No Sweet Melissa Sunday's for me this week. Jennifer of Maple n' Cornbread chose Butterscotch Pudding for this week's recipe. Maybe this will be a rewind post for me in the future.

Saturday, January 30, 2010

Chocolate Pets De Nonne

Traveling home from our cruise today so my Chocolate With Francois post will be delayed!!

Pets De Nonne means nuns farts. Check out the blog of this month's hostess Maggie at The Other Side of 50, I am sure she has a hilarious story for us about her choice. You can find the links to the other Chocolate With Francois bloggers here.

Thursday, January 28, 2010

Flourless Chocolate Mint Cake

As you read this we are enjoying a sea day aboard the Crown Princess. Sailing towards the Princess Cays, the ships private island in the Bahamas.

I love flourless chocolate cakes. They're so rich and decadent. And of course, they just scream chocolate! In keeping with my Use it Up theme, I had mint chips in the freezer. I checked out the Andes website and found this recipe.

The recipe says don't bake past 12 minutes. At the end of 12 minutes this cake was what I would call soup. I couldn't bring myself to take it out, fearing it wouldn't turn out. I left it in another 5 minutes. At the end of the 17 minutes, it was still very liquid in the center. I let it cool at room temp and it still was somewhat soft in the center. I was concerned if I removed the sides of the pan at this time it would crack and break, so I put it in the refrigerator. After three hours, I removed the sides. It did crack just a little and it was a little hard to get it off the bottom. I'd love to make this for a party but before I do I want to perfect getting it out of the pan.

We loved this cake, so rich and chocolately with a nice mint flavor. I can't wait to try this recipe with some different flavors, maybe peanut butter?



Flourless Chocolate Mint Cake

12 oz. dark chocolate (60% cocoa recommended)
2 cups (10 oz.) Andes Crème de Menthe Baking Chips
3 1/2 sticks of butter
5 large eggs
1 tsp. vanilla
2/3 cup sugar

Directions:
Pre-heat oven to 325° degrees. Prepare a removable-bottomed cake pan, 9 inches in diameter, lined with parchment or wax paper and buttered.

In a 2-quart saucepan, over very low heat, gently melt butter, Andes Baking Chips and chocolate broken into small pieces. Stir occasionally until completely melted and smooth. Remove from heat and let cool.

Mix eggs, sugar and vanilla in a large bowl with an electric mixer at high speed until mixture becomes three times the original volume (about 3-5 minutes). Through a strainer, add 1/4 of the chocolate mixture into the bowl. Using a spatula, mix gently until thoroughly incorporated. Add remaining melted chocolate through strainer to catch any solid pieces and fold in gently until well mixed.

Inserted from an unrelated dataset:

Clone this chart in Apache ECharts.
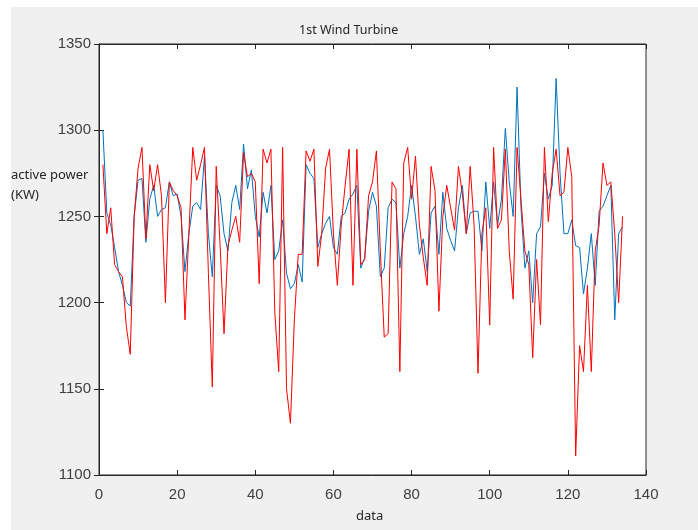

Pour batter into the prepared pan and bake for 12 minutes. The cake will be slightly soft to the touch, not firm. Don't be tempted to bake it for any longer than this. Remove from the oven and let cool in the pan. When cool, cover pan and refrigerate for 3 hours or overnight. Remove pan sides, invert cake onto large plate and remove pan bottom and peel away parchment paper. Invert cake again on another plate or serving platter. Sprinkle with confectioners' sugar or cocoa powder immediately before serving.